Priest retires from ‘ministry of the edge’

Published February 1, 2008

Canon Garth Bulmer spoke in favour of same-sex blessings at General Synod 2007.

About 14 years ago, his health declining due to HIV, Ron Chaplin decided to return after many years of absence to St. John the Evangelist, a downtown church located on Ottawa’s busy Elgin Street.

“My expectations were modest. I was looking for a place to die … I was seeking a place from which to be buried,” recalled Mr. Chaplin. “What I found was not what I expected. What I found at St. John’s was new life.”

Among those who welcomed him was the rector, Canon Garth Bulmer, by then two years into the job. “Garth Bulmer encouraged me, and indeed all the laity, to exercise (our) ministry. He was our tireless cheerleader,” said Mr. Chaplin. “We were encouraged and cajoled at all times to ask questions, to seek new perspectives, to not be afraid to challenge injustice or unfairness, and at all times to engage honestly and openly with each other in an attitude of prayer and mutual respect. Under his guidance, I found new roles to play in the community, and new purpose in life.”

Last December, Mr. Bulmer retired from his post, ending 16 years of ministry at St. John’s, which, according to his diocesan bishop, John Chapman, have been marked with advocacy for “justice, reconciliation and outreach to the marginalized.”

Elsewhere in the church, Mr. Bulmer is known for his persistence in asking General Synod to approve a motion that would allow dioceses to approve the blessing of same-sex unions. (His perseverance succeeded in his diocese, where last October the synod approved a motion that he and Mr. Chaplin put forward, asking the bishop to allow clergy “whose conscience permits” to perform same-sex blessings.)

A native of Milden, Sask., which he describes as “a little village of 400 people,” Mr. Bulmer credits his parents for his interest in “the ministry of the edge.” He recalls that his parents “were always very compassionate and sympathetic towards people who were in any kind of difficulty.” His parents, his Anglican upbringing, and his growing up in the prairies had a “big impact” on his social values. “There was just this whole culture of community and social responsibility which was pervasive in Saskatchewan in the ’50s and ’60s when I grew up,” he said. “You knew everybody; it was a wonderful environment to grow up in as a child.”

At the age of eight he wanted to become a priest, and he became one, at 25, in 1970, after studying theology at McGill University in Montreal.

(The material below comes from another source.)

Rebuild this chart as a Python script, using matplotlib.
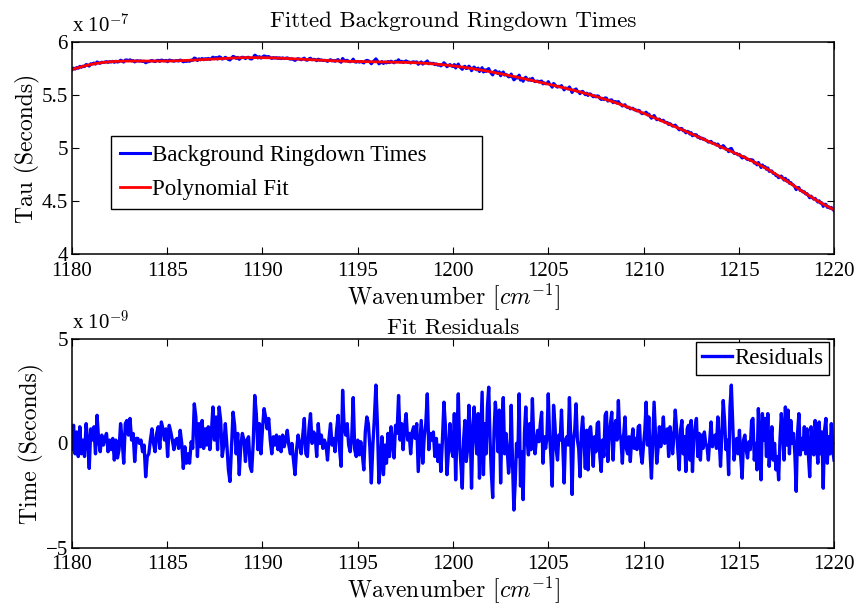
import numpy as np
import matplotlib
matplotlib.use("Agg")
import matplotlib.pyplot as plt
from matplotlib.ticker import FuncFormatter
from numpy.polynomial import Chebyshev

plt.rcParams['mathtext.fontset'] = 'cm'
plt.rcParams['font.family'] = ['Liberation Serif', 'DejaVu Serif']

# Polynomial fit anchors: wavenumber (cm^-1) and ringdown time (units of 1e-7 s)
fit_wn = [1180, 1181, 1182, 1183, 1185, 1187, 1189, 1190, 1191, 1193, 1195, 1197,
          1198, 1200, 1202, 1203, 1205, 1207, 1208, 1210, 1212, 1213, 1215, 1217,
          1218, 1219, 1220]
fit_tau = [5.74, 5.79, 5.81, 5.823, 5.82, 5.835, 5.85, 5.858, 5.845, 5.826, 5.816, 5.816,
           5.80, 5.772, 5.731, 5.668, 5.608, 5.513, 5.456, 5.33, 5.17, 5.10, 4.934, 4.75,
           4.63, 4.516, 4.418]

# Fit residuals (units of 1e-9 s), grouped by wavenumber band
band_edges = [1180.0, 1186.667, 1193.333, 1200.0, 1206.667, 1213.333, 1220.0]
res_band1 = [-0.3, 0.87, -0.5, 0.55, -0.63, 0.8, -0.5, 0.16, -0.63, 0.95, 0.16, -1.2, 0.7, 0.16,
             0.8, -0.5, 1.35, 0.16, -0.4, 0.4, -0.08, 0.24, 0.48, -0.4, 0.16, -0.3, 0.24, -0.8,
             0.16, -0.7, -0.3, 0.95, 0.16, -0.95, 0.95, 1.1, 0.4, 1.2, 0.16, 0.48, -0.87, 0.24,
             0.24, 0.0, 0.16, -0.4, -0.08, -1.6, -0.63, -0.5, 0.16, 0.7, 0.0, -0.4, 0.48, 0.8,
             -0.24, 1.03, 0.7, 0.16, 0.7, -0.63, 0.87, 0.55, 0.16, -0.3, 0.16, 0.24, -0.24, 0.63,
             0.0, -1.2, -0.16, -0.95, -0.5, -0.95, 0.08, -0.24, 1.9, 1.27, -0.63]
res_band2 = [0.95, -0.16, 1.1, -0.24, 0.7, -0.08, 0.8, -0.3, 0.55, 1.75, 0.16, 1.27, -0.3, 1.75,
             1.1, -0.63, -0.08, 0.95, -0.08, -1.27, -1.83, -0.16, 1.5, 0.87, -0.5, 0.48, -1.5,
             -0.08, 0.48, 0.16, -0.87, 0.16, 0.32, -1.1, -1.35, 0.0, 2.3, 1.43, -0.3, 0.95, -0.5,
             0.7, 1.67, 1.27, 0.7, 1.2, 0.16, -0.5, 0.32, -0.08, 0.4, -0.3, 0.32, -0.4, 0.4,
             -0.16, 0.16, 0.63, -0.08, -0.5, 0.0, -0.8, -1.5, -0.3, 0.4, -0.08, -0.5, 0.4, 1.2,
             -0.5, -0.63, 0.7, 1.43, 0.0, 0.55, 0.4, -0.63, 0.95, 0.0, 0.4, -0.24, 0.16]
res_band3 = [-0.08, -0.8, 0.24, 0.95, -0.08, 0.24, -0.4, 0.63, 1.35, -0.3, -1.1, 2.55, 0.8, 0.4,
             0.95, -0.08, -0.4, 0.24, 2.2, -0.3, -0.63, 0.16, -0.55, 0.08, -0.5, -1.27, 0.55,
             1.27, 0.95, -0.16, -1.9, -0.08, 1.2, 2.8, 0.95, -1.9, -0.95, 0.32, -1.5, -0.08,
             -0.95, 0.48, -0.63, 0.8, 0.0, -0.7, 0.87, 0.48, 2.3, 0.16, 0.95, -0.3, 0.8, 1.43,
             0.16, 0.48, -0.5, 0.55, 0.8, 0.24, 0.95, -1.35, -0.08, 1.1, -0.95, 0.32, 0.95, 2.38,
             -0.3, 0.48, 0.16, 0.55, -0.63, 0.24, -0.87, -0.08, -1.35, 0.16, 1.98, 0.8, -1.5,
             -0.4, 0.95, -0.3]
res_band4 = [-0.63, 1.43, -1.75, 0.48, 2.38, -0.08, -1.03, -2.15, 0.16, 1.1, -0.87, -0.3, 1.83,
             0.63, -2.15, 0.48, 1.75, 0.4, -0.5, 1.43, -1.67, 0.48, 2.46, -1.5, 0.95, -0.5, 1.75,
             2.7, 0.16, -1.43, -2.6, 0.55, 1.98, 1.1, -0.4, 1.6, -1.9, 0.95, 2.2, -0.5, 0.48,
             -0.3, -1.43, -0.8, 1.83, -0.95, -3.2, -1.9, 0.0, -0.63, 2.38, -2.05, -0.4, -2.7,
             0.48, 1.75, 0.16, -0.55, 0.95, -0.3, 2.15, 0.24, -0.5, 0.16, 0.63, 0.08, 0.95, 1.5,
             -0.95, 0.32, -0.24, 0.32, 2.38, 0.4, -0.63, -2.05, 1.83, 0.95, -0.3, -0.8, 0.4, 0.16,
             1.6, -0.16, -1.9, 0.16, 0.32, -0.08, 2.2, 0.16, -2.45, 0.16, 0.63, 1.9, 0.16, -0.24]
res_band5 = [-1.6, 0.48, 1.27, 0.16, -1.2, 0.63, -1.27, 0.63, 0.8, -0.08, -1.1, 0.32, -0.4, 0.95,
             1.03, -0.63, -1.35, 0.16, -0.63, 1.35, 1.5, -0.87, 0.16, 0.95, 1.5, -0.8, 0.63, 1.1,
             0.16, 2.06, 0.48, 0.16, -0.95, 0.4, 1.27, -0.24, -0.5, 0.32, -0.87, 0.16, 0.7,
             -0.24, 0.24, -0.3, 0.8, 0.87, -0.5, -0.95, -0.08, 0.63, 1.98, -0.08, 1.27, -0.5,
             -1.67, 0.16, 1.98, 0.48, -0.95, -0.24, 0.8, -0.16, 0.4, 1.27, 0.0, 0.32, 0.7, -0.63,
             0.8, 0.32, -0.5, 0.4, 1.6, 0.7, -0.4, -1.27, 0.63, 1.1, -0.5, 0.32, -1.35, 0.7, 0.87,
             -0.8, 1.1, -1.35, 0.24, 0.8, 1.2, -0.63, 0.48, -0.8, 0.4, -0.24, 0.55, 0.0]
res_band6 = [-0.16, -0.8, 0.16, 1.03, -0.16, 0.24, 0.4, -0.24, 1.27, 0.16, -1.1, 0.48, 2.06, 1.1,
             -0.3, 0.16, -1.5, 1.75, 2.8, 0.95, -0.8, -0.24, 0.24, -0.5, 0.63, -0.7, -1.67, 0.16,
             0.4, -0.3, -0.7, 0.08, -0.3, 1.1, 1.2, -0.8, 0.0, -1.27, 1.67, 0.16, -1.75, 1.43,
             0.16, 1.2, -0.63, 1.43, -1.1, -0.08, 0.8, -0.8, 0.0, -1.27, -0.63, -1.75, 0.16, 1.43,
             0.55, -0.8, 1.75, -0.08, 1.6, -0.5, 1.1, 0.0, 0.48, -0.5, -2.3, 0.48, 1.43, -0.55,
             0.24, -0.3, 0.8, -0.5, 0.7, -0.5, -1.6, 0.8, 0.16, -0.55, 1.1, 0.16, -0.95, 1.03,
             -0.5, 0.55, -2.15, 0.63, 1.2, -0.95, 0.32, -0.5, 0.95, -0.3, -0.8]

res_bands = [res_band1, res_band2, res_band3, res_band4, res_band5, res_band6]

# Assemble sampled wavenumber grid and residual series
wn_parts, res_parts = [], []
for i, band in enumerate(res_bands):
    lo, hi = band_edges[i], band_edges[i + 1]
    xs = np.linspace(lo, hi, len(band), endpoint=(i == len(res_bands) - 1))
    wn_parts.append(xs)
    res_parts.append(np.asarray(band))
wavenumber = np.concatenate(wn_parts)
residuals = np.concatenate(res_parts) * 1e-9

# Polynomial fit of the background ringdown curve (Chebyshev basis)
poly = Chebyshev.fit(fit_wn, fit_tau, 14, domain=[1180, 1220])
tau_fit = poly(wavenumber) * 1e-7
tau_meas = tau_fit + residuals

fig = plt.figure(figsize=(8.6, 6.07), dpi=100)
ax1 = fig.add_axes([0.0837, 0.5815, 0.8861, 0.3493])
ax2 = fig.add_axes([0.0837, 0.0980, 0.8861, 0.3430])

title_font = dict(family='cmr10', size=16.5)
label_font = dict(family='cmr10', size=17)
tick_size = 15
legend_size = 16.5
blue = '#0000ff'
red = '#ff0000'

ax1.plot(wavenumber, tau_meas, color=blue, lw=2.2, label='Background Ringdown Times')
ax1.plot(wavenumber, tau_fit, color=red, lw=2.0, label='Polynomial Fit')
ax1.set_xlim(1180, 1220)
ax1.set_ylim(4e-7, 6e-7)
ax1.set_yticks([4e-7, 4.5e-7, 5e-7, 5.5e-7, 6e-7])
ax1.yaxis.set_major_formatter(FuncFormatter(lambda v, p: f"{v / 1e-7:g}"))
ax1.set_title('Fitted Background Ringdown Times', fontdict=title_font, pad=11)
ax1.set_xlabel(r'Wavenumber $[cm^{-1}]$', fontdict=label_font, labelpad=0)
ax1.set_ylabel('Tau (Seconds)', fontdict=label_font, labelpad=1)
ax1.text(0.0, 1.02, r'x 10$^{-7}$', transform=ax1.transAxes, fontsize=tick_size,
         ha='left', va='bottom', family='Liberation Serif')
leg1 = ax1.legend(loc='upper left', bbox_to_anchor=(0.0512, 0.557, 0.487, 0.0),
                  mode='expand', fontsize=legend_size,
                  frameon=True, fancybox=False, edgecolor='black', framealpha=1,
                  handlelength=1.3, handletextpad=0.1, borderpad=0.4, labelspacing=0.55,
                  borderaxespad=0)
leg1.get_frame().set_linewidth(1.0)

ax2.plot(wavenumber, residuals, color=blue, lw=2.4, label='Residuals')
ax2.set_xlim(1180, 1220)
ax2.set_ylim(-5e-9, 5e-9)
ax2.set_yticks([-5e-9, 0, 5e-9])
ax2.yaxis.set_major_formatter(FuncFormatter(lambda v, p: f"{round(v / 1e-9):d}".replace('-', '\u2212')))
ax2.set_title('Fit Residuals', fontdict=title_font, pad=4)
ax2.set_xlabel(r'Wavenumber $[cm^{-1}]$', fontdict=label_font, labelpad=0)
ax2.set_ylabel('Time (Seconds)', fontdict=label_font, labelpad=1)
ax2.text(0.0, 1.02, r'x 10$^{-9}$', transform=ax2.transAxes, fontsize=tick_size,
         ha='left', va='bottom', family='Liberation Serif')
leg2 = ax2.legend(loc='upper right', bbox_to_anchor=(0.993, 0.985), fontsize=legend_size,
                  frameon=True, fancybox=False, edgecolor='black', framealpha=1,
                  handlelength=1.3, handletextpad=0.1, borderpad=0.25, borderaxespad=0)
leg2.get_frame().set_linewidth(1.0)

for ax in (ax1, ax2):
    ax.set_xticks(np.arange(1180, 1221, 5))
    ax.tick_params(direction='in', top=True, right=True, length=5, width=0.8,
                   labelsize=tick_size)
    ax.tick_params(axis='x', pad=5.5)
    ax.tick_params(axis='y', pad=3)
    for s in ax.spines.values():
        s.set_linewidth(1.1)

fig.savefig('out.png', dpi=100, facecolor='white')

Before St. John’s, Mr. Bulmer served in various parishes in Montreal; he was also a prison chaplain for several years. Always, he found himself involved in community outreach – from housing initiatives for the homeless to advocating for refugee rights. “My passion has always been for the margins, and bringing the margins into the centre.”

This passion is fuelled, in part, from the marginalization he himself has experienced as a gay man, he said. “Living in a society in which my deepest sense of who I am is treated with contempt; living with a secret you cannot tell to even those you love,” were just some of the experiences that shaped his vocation. Like some gay men of his generation, he got married, divorced, and lived “with guilt for failing in these relationships,” he said. “We bear the scars on our souls.”

Back then, he recalled, the Anglican church did not have the current policy that doesn’t bar the ordination of homosexuals into the priesthood, as long as they’re not in a same-sex relationship. “If you told somebody (then), that was the end.”

Mr. Bulmer said he did not feel a need to disclose his sexual orientation until now. “Quite frankly, it didn’t occur to me this was something that you told people,” he said, adding he was also considering his family’s welfare.

Why do so now? “I want to play this last card of outing myself as a way of proclaiming loudly and clearly my absolute refusal to tolerate any further homophobic nonsense in church or society,” he said. “I owe it to the gay activists in this parish (St. John’s) and in the broader church to say this.”

A priest for 38 years, Mr. Bulmer said that despite his own struggles, “I still feel that the Anglican church has been a remarkable place in the freedom it allowed me, to work where I want to, and to be who I am.”